A pause in Houthi attacks on merchant vessels has raised hopes for a large-scale return of container shipping through the Red Sea and Suez Canal, reports New York's FreightWaves.
The Yemeni insurgents, who have occupied the capital for a decade and control 40 per cent of the country, announced the stand down in a letter to Hamas. The move follows a Gaza ceasefire and comes as Suez Canal tolls have plunged up to 60 per cent due to diversions around the Cape of Good Hope.
Analysts warn carriers and insurers need more assurances before resuming full operations. Peter Sand of Xeneta said safety cannot rely on the word of the Houthis. CMA CGM has continued limited services in the Red Sea, with two of its largest ships transiting the route this month.

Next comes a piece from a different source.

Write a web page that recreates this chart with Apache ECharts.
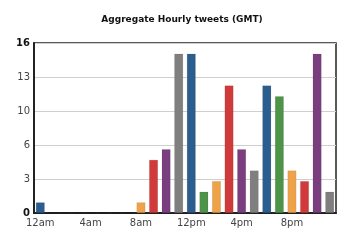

Xeneta estimates diversions around Africa absorb about two million TEU of global capacity. A full return to the Red Sea could ease supply chain stress but also flood the market with capacity, driving freight rates lower unless carriers idle, scrap or blank sailings.
Luuk de Gruijter of APM Terminals said carriers face a dilemma between accepting risks or losing market share. Insurers are expected to keep premiums high until multiple safe transits confirm stability. Maersk chief executive Vincent Clerc said the ceasefire must be entrenched before resuming passages.
Spot rates from Asia to Europe, the Mediterranean and US East Coast are down more than 50 per cent this year. Mr Sand warned carriers are heading into loss-making territory, with global freight rates forecast to fall up to 25 per cent in 2026.
Shippers are urged to prepare contingency plans, as a large-scale return to the Red Sea would cause seismic disruption across global supply chains.